When Mycodev founder Brennan Sisk appeared with New Brunswick Premier Brian Gallant to announce the company’s $500,000 funding in March, he knew it was a celebration for more than his company.
The funding announcement by the New Brunswick Innovation Foundation was the latest in a string of events that showed something interesting happening in the province: life sciences companies are stepping into the spotlight.
In the startup world in the past few years, a sentence with the words “New” and “Brunswick” usually included the letters I and T. IT was front and centre, and with good reason. Celebrated exits like Radian6, Q1 Labs and User Events have been great events for the province. But lately there have been companies like Fredericton-based Mycodev to talk about.
“One of the things that Mycodev is offering, for lack of a better word, is an opportunity for bricks and mortar, right here in New Brunswick, to diversify what’s happening here,” said Sisk in an interview.
He’s proud that his company, which is producing medical grade chitosan from fermented fungus, will manufacture locally. The company is working with three medical partners on developing medical products, including bandages that use the properties within chitosan to stanch bleeding.
Of course this is not the only recent win in life sciences in the past few months. NB Biomatrix is a Saint John company using nano-technology to develop a biodegradable, anti-bacterial liquid that can remove heavy metals and other pollutants from waste water. It first got noticed when it won the $15,000 BioInnovation Challenge, a pan-Maritimes bio-sciences competition, last autumn. Then the company bagged $222,250 by placing third in the NBIF Breakthru competition in March.
“The reason we’re seeing more startups on the bio side is we’re seeing more startups in general,” said Meaghan Seagrave, the Executive Director of BioNB, the umbrella organization that supports biosciences in the province. “When you have that push within a culture, innovation is going to happen across the board. The biotech sector is starting to creep up a little bit more now because it takes it longer to get to market.”
Seagrave’s analysis of the segment is broad in both time and space. She notes that 70 percent of New Brunswick land-base is covered with biomass in the form of forest or farmland. And the province has two distinct coastlines offering a range of sea-life.
As a result, the province’s traditional industries have been fishing, farming and forestry. But what Seagraves highlights is that New Brunswick’s research facilities have grown up around these industries. The province boasts 13 research facilities – and that tally doesn’t even include its academic institutions. Most of them support research in these traditional sectors, including how to extract materials from organic material. The result is often a commercial product.
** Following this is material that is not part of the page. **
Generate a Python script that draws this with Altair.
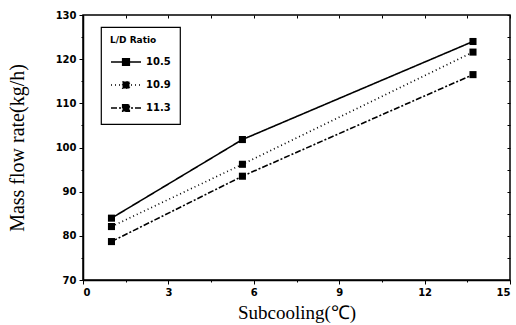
import altair as alt
import pandas as pd

subcooling = [1.0, 5.6, 13.7]
ratios = ["10.5", "10.9", "11.3"]
flow_105 = [84.0, 101.8, 124.0]
flow_109 = [82.1, 96.2, 121.6]
flow_113 = [78.7, 93.5, 116.5]

x_ticks = [i * 1.5 for i in range(11)]
y_ticks = [70 + 5 * i for i in range(13)]

rows = []
for r, vals in zip(ratios, [flow_105, flow_109, flow_113]):
    for xv, yv in zip(subcooling, vals):
        rows.append({"x": xv, "y": yv, "ratio": r})
df = pd.DataFrame(rows)

xs = alt.Scale(domain=[0, 15], nice=False, zero=False)
ys = alt.Scale(domain=[70, 130], nice=False, zero=False)

tick_font = "DejaVu Sans"
title_font = "Liberation Serif"

x_axis = alt.Axis(
    values=x_ticks, labelExpr="datum.value % 3 === 0 ? datum.label : ''",
    title="Subcooling(℃)", titleFont=title_font, titleFontSize=19, titleFontWeight="normal",
    titleColor="black", titlePadding=6,
    labelFont=tick_font, labelFontWeight="bold", labelFontSize=10, labelColor="black",
    labelPadding=3, grid=False, domainColor="black", domainWidth=1.5,
    tickColor="black", tickSize={"condition": {"test": "datum.value % 3 === 0", "value": 4}, "value": 2},
)
y_axis = alt.Axis(
    values=y_ticks, labelExpr="datum.value % 10 === 0 ? datum.label : ''",
    title="Mass flow rate(kg/h)", titleFont=title_font, titleFontSize=20, titleFontWeight="normal",
    titleColor="black", titlePadding=28,
    labelFont=tick_font, labelFontWeight="bold", labelFontSize=10, labelColor="black",
    labelPadding=3, grid=False, domainColor="black", domainWidth=1.5,
    tickColor="black", tickSize={"condition": {"test": "datum.value % 10 === 0", "value": 4}, "value": 2},
)

dash_scale = alt.Scale(domain=ratios, range=[[1, 0], [1, 3], [6, 2, 2, 2]])

legend = alt.Legend(
    title="L/D Ratio", orient="none", legendX=18, legendY=12,
    titleFont=tick_font, titleFontSize=9, titleFontWeight="bold", titleColor="black",
    labelFont=tick_font, labelFontSize=10, labelFontWeight="bold", labelColor="black",
    symbolType="M-1,0H1M-0.23,-0.23H0.23V0.23H-0.23Z", symbolSize=900,
    symbolStrokeColor="black", symbolFillColor="black", symbolStrokeWidth=1.3,
    strokeColor="black", padding=9, rowPadding=-5, labelOffset=4, titlePadding=1,
)

lines = alt.Chart(df).mark_line(color="black", strokeWidth=1.6).encode(
    x=alt.X("x:Q", scale=xs, axis=x_axis),
    y=alt.Y("y:Q", scale=ys, axis=y_axis),
    strokeDash=alt.StrokeDash("ratio:N", scale=dash_scale, legend=legend),
    detail="ratio:N",
)

points = alt.Chart(df).mark_point(shape="square", filled=True, color="black", size=50, opacity=1).encode(
    x=alt.X("x:Q", scale=xs, axis=None),
    y=alt.Y("y:Q", scale=ys, axis=None),
    detail="ratio:N",
)

frame = alt.Chart(df).mark_point(opacity=0).encode(
    x=alt.X("x:Q", scale=xs, axis=alt.Axis(orient="top", values=x_ticks, labels=False, title=None,
                                            domain=False, grid=False, tickColor="black", tickSize=3, offset=-3)),
    y=alt.Y("y:Q", scale=ys, axis=alt.Axis(orient="right", values=y_ticks, labels=False, title=None,
                                            domain=False, grid=False, tickColor="black", tickSize=3, offset=-3)),
)

chart = alt.layer(lines, points, frame).resolve_axis(x="independent", y="independent").properties(
    width=427, height=265,
    autosize=alt.AutoSizeParams(type="none"),
    padding={"left": 83, "top": 15, "right": 6, "bottom": 45},
    background="white",
).configure_view(stroke="black", strokeWidth=1.5).configure_legend(strokeWidth=1.2)

chart.save("out.html", embed_options={"renderer": "svg", "actions": False})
For example, she said, Biomolecules for Life is a Moncton company that grew out of someone wondering whether there were any marketable chemicals in sea urchin guts. (They were thought to be a waste product left over when sea urchins were processed for export markets.) It turns out sea urchin innards are rich in Fucoxanthin, a chemical that helps with appetite suppression and weight reduction. The company is now marketing Ocean Slim, a natural health product containing Fucoxanthin.
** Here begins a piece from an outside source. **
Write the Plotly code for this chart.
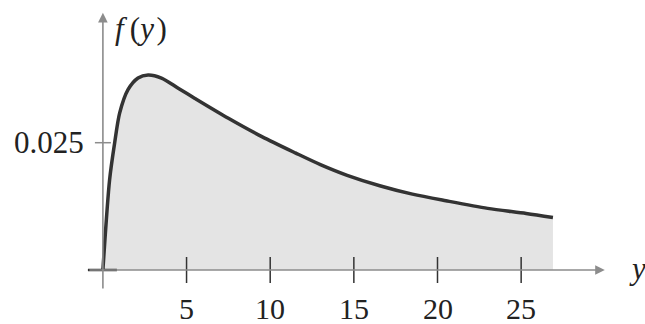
import plotly.graph_objects as go

# Density curve f(y), read at points along the curve
y_vals = [0, 0.4, 0.7, 1.0, 1.5, 2.1, 2.7, 3.5, 4.5, 5.5, 7.5, 9.5, 11.5,
          13.0, 14.6, 16.6, 18.5, 20.5, 23.0, 25.3, 26.9]
f_vals = [0, 0.0177, 0.0249, 0.0308, 0.0354, 0.0377, 0.0383, 0.0377, 0.0357,
          0.0337, 0.0298, 0.0262, 0.0230, 0.0207, 0.0186, 0.0165,
          0.0149, 0.0136, 0.0121, 0.0111, 0.0103]

x_ticks = [5, 10, 15, 20, 25]
x_tick_labels = ["5", "10", "15", "20", "25"]
y_ticks = [0.025]
y_tick_labels = ["0.025"]

AXIS_GRAY = "#8c8c8c"
CURVE = "#333333"
SERIF = "Liberation Serif"
FONT = dict(family=SERIF, size=31, color="#222222")
TICK_FONT = dict(family=SERIF, size=30, color="#222222")

# pixel scale helpers (16.73 px per x unit, 5092 px per f unit)
PX_X = 16.73
PX_Y = 5092.0

fig = go.Figure()

fig.add_trace(go.Scatter(
    x=y_vals, y=f_vals, mode="lines",
    line=dict(color=CURVE, width=3.5, shape="spline", smoothing=0.8),
    fill="tozeroy", fillcolor="#e4e4e4",
    hoverinfo="skip", showlegend=False,
))

shapes = []
# x-axis ticks crossing the axis
for t in x_ticks:
    shapes.append(dict(type="line", xref="x", yref="y",
                       x0=t, x1=t, y0=-13 / PX_Y, y1=13 / PX_Y,
                       line=dict(color=CURVE, width=1.5)))
# y-axis tick
for t in y_ticks:
    shapes.append(dict(type="line", xref="x", yref="y",
                       x0=-8 / PX_X, x1=8 / PX_X, y0=t, y1=t,
                       line=dict(color=AXIS_GRAY, width=1.5)))
# dark baseline mark at the origin
shapes.append(dict(type="line", xref="x", yref="y",
                   x0=-15 / PX_X, x1=14 / PX_X, y0=0, y1=0,
                   line=dict(color=CURVE, width=2.5)))

annotations = []
# x axis with arrow
annotations.append(dict(x=30.0, y=0, ax=-15 / PX_X, ay=0, xref="x", yref="y",
                        axref="x", ayref="y", showarrow=True, arrowhead=2,
                        arrowsize=1.2, arrowwidth=1.6, arrowcolor=AXIS_GRAY, text=""))
# y axis with arrow
annotations.append(dict(x=0, y=0.0505, ax=0, ay=-20 / PX_Y, xref="x", yref="y",
                        axref="x", ayref="y", showarrow=True, arrowhead=2,
                        arrowsize=1.2, arrowwidth=1.6, arrowcolor=AXIS_GRAY, text=""))

for t, lab in zip(x_ticks, x_tick_labels):
    annotations.append(dict(x=t, y=0, xref="x", yref="y", text=lab,
                            showarrow=False, xanchor="center", yanchor="top",
                            yshift=-20, font=TICK_FONT))
for t, lab in zip(y_ticks, y_tick_labels):
    annotations.append(dict(x=0, y=t, xref="x", yref="y", text=lab,
                            showarrow=False, xanchor="right", yanchor="middle",
                            xshift=-17, font=FONT))

annotations.append(dict(x=0, y=0.0505, xref="x", yref="y",
                        text="<i>f</i>\u2009(<i>y</i>\u200a)", showarrow=False,
                        xanchor="left", yanchor="top", xshift=10, yshift=4,
                        font=FONT))
annotations.append(dict(x=30.0, y=0, xref="x", yref="y", text="<i>y</i>",
                        showarrow=False, xanchor="left", yanchor="middle",
                        xshift=22, yshift=2, font=FONT))

fig.update_layout(
    width=645, height=324,
    margin=dict(l=0, r=0, t=0, b=0),
    paper_bgcolor="white", plot_bgcolor="white",
    font=dict(family=SERIF),
    xaxis=dict(range=[-102.9 / PX_X, (645 - 102.9) / PX_X], visible=False, fixedrange=True),
    yaxis=dict(range=[-(324 - 270) / PX_Y, 270 / PX_Y], visible=False, fixedrange=True),
    shapes=shapes, annotations=annotations,
)

fig.write_html("out.html")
As it earns revenue from Ocean Slim, it is working on a higher-value drug that will require the full regulatory process.
Seagrave also cited the example of Sackville-based Soricimed Biopharma, which is commercializing a synthesized compound originally found in shrew venom that can stop growth in cervical, bone and lung cancer cells. It is now moving into Phase II clinical trials, which aim to prove the drug is medically effective.
“I think we are a kind of a hidden gem because we have all the required assets we need in this province,” said Seagrave. “We have an abundance of biomass and we have significant research and development capacity. We also have the human capital. It’s like the biotech sector has kind of like been bubbling below the surface.”
It’s the sort of activity that convinces Sisk the biotech segment in New Brunswick deserves more notice.
“The Bioscience community in New Brunswick is pretty busy, though it doesn’t get a lot of attention,” he said. “What we’re trying to do is bring attention to it. We’re just one of the companies here trying to put bricks and mortar here and create some good high-paying jobs.”